On sait que les patients qui ont eu un mélanome cutané (MC) ont un risque accru d’avoir un deuxième mélanome. Cependant, il existe des mélanocytes (les cellules impliquées dans le mélanome) dans d’autres organes que la peau par exemple les yeux, les muqueuses, les méninges, toutes localisations qui peuvent donc être aussi le siège de mélanomes alors appelés mélanomes non cutanés (MNC). Ceux-ci représentent environ 10 % de tous les mélanomes. Ils sont plus agressifs et de plus mauvais pronostic que les mélanomes cutanés ce qui s’explique peut-être en partie par le fait qu’ils sont découverts avec retard.

L’un des moyens pour diagnostiquer des mélanomes non cutanés au stade précoce est d’examiner régulièrement les patients qui sont à risque élevé d’être atteints de ce type de cancer. Or il est probable que les patients ayant eu un premier mélanome cutané ont non seulement davantage de risque de souffrir d’un second mélanome cutané mais aussi d’être atteint d’un mélanome en dehors de la peau.
Pour vérifier cette hypothèse, des dermatologistes ont examiné les cas de toutes les personnes chez lesquelles avait été diagnostiqué un MC dans différentes régions des Etats-Unis entre 1974 et 2016 : ils en ont retenu au total 169 841 ayant fait l’objet d’un diagnostic de MC primitif (55 % d’hommes, 95 % de Blancs âgés en moyenne de 57,9 ans) sur une population représentant environ 9,4 % des habitants des USA. Parmi ceux-ci, sur toute la période examinée, 9 239 ont eu un deuxième MC et 64 ont eu un mélanome oculaire, 5 un mélanome de la muqueuse orale et 9 un mélanome au niveau du vagin/col de l’utérus.
Il a été calculé que, par rapport aux personnes n’ayant jamais eu de MC, le risque, pour les personnes ayant eu un MC, d’avoir un nouveau MC est multiplié par 8, celui d’avoir un mélanome oculaire par 2, celui d’avoir un mélanome de la muqueuse orale par presque 7 et celui d’avoir un mélanome du vagin/col de l’utérus par plus de 10.
Cependant le surcroît de risque de deuxième mélanome de la peau reste beaucoup plus important que le risque d’avoir un deuxième mélanome dans une autre localisation.

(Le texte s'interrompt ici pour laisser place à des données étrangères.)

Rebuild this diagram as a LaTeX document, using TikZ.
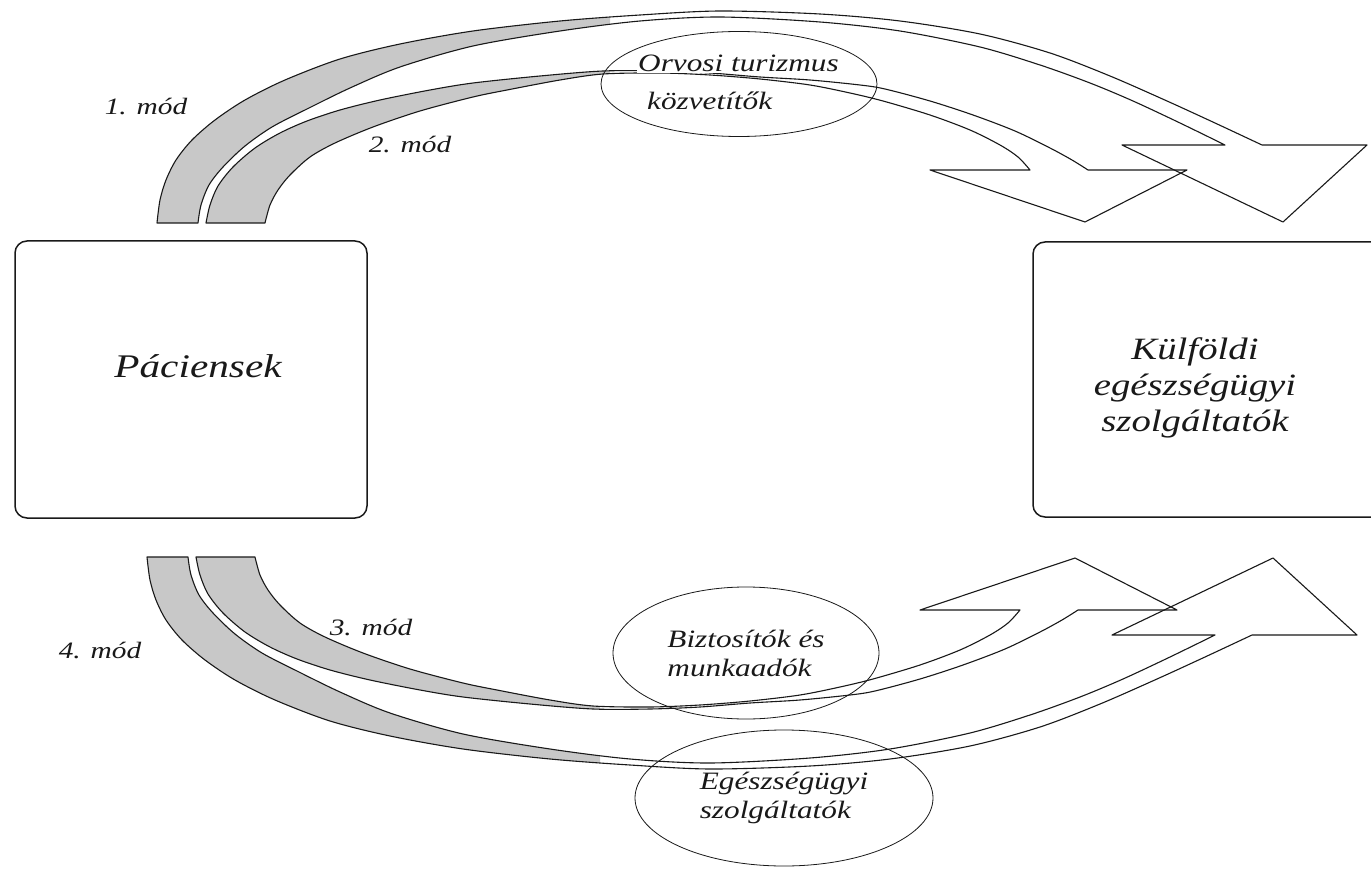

Et il faut bien reconnaître que la fréquence des MNC en cas de premier MC reste très basse, trop faible pour que soit recommandée une surveillance comprenant systématiquement un dépistage régulier chez l’ophtalmologue, le stomatologue ou encore le gynécologue, ce qui ne serait pas « rentable » en terme de santé publique.
Néanmoins le travail mené par ces dermatologues est intéressant car il alerte sur la possibilité de localisations extra-cutanées du mélanome et incite ainsi à une auto vigilance, d’autant plus prolongée que ces deuxièmes mélanomes non cutanés (sauf ceux de la muqueuse orale) ont été parfois observés dix ans après la première tumeur. Quant au mécanisme par lequel ces mélanomes non cutanés, qui ne peuvent être liés à l’exposition aux UV, se développent, il reste mystérieux mais probablement lié à des mutations génétiques communes au sein des mélanocytes (dans la peau ou ailleurs).
Dr Marie-Line Barbet
Beroukhim K et coll. : Risk of second primary cutaneous and noncutaneous melanoma after cutaneous melanoma diagnosis: A population-based study.
J Am Acad Dermatol. 2020 Mar; 82(3):683-689.doi: 10.1016/j.jaad.2019.10.024.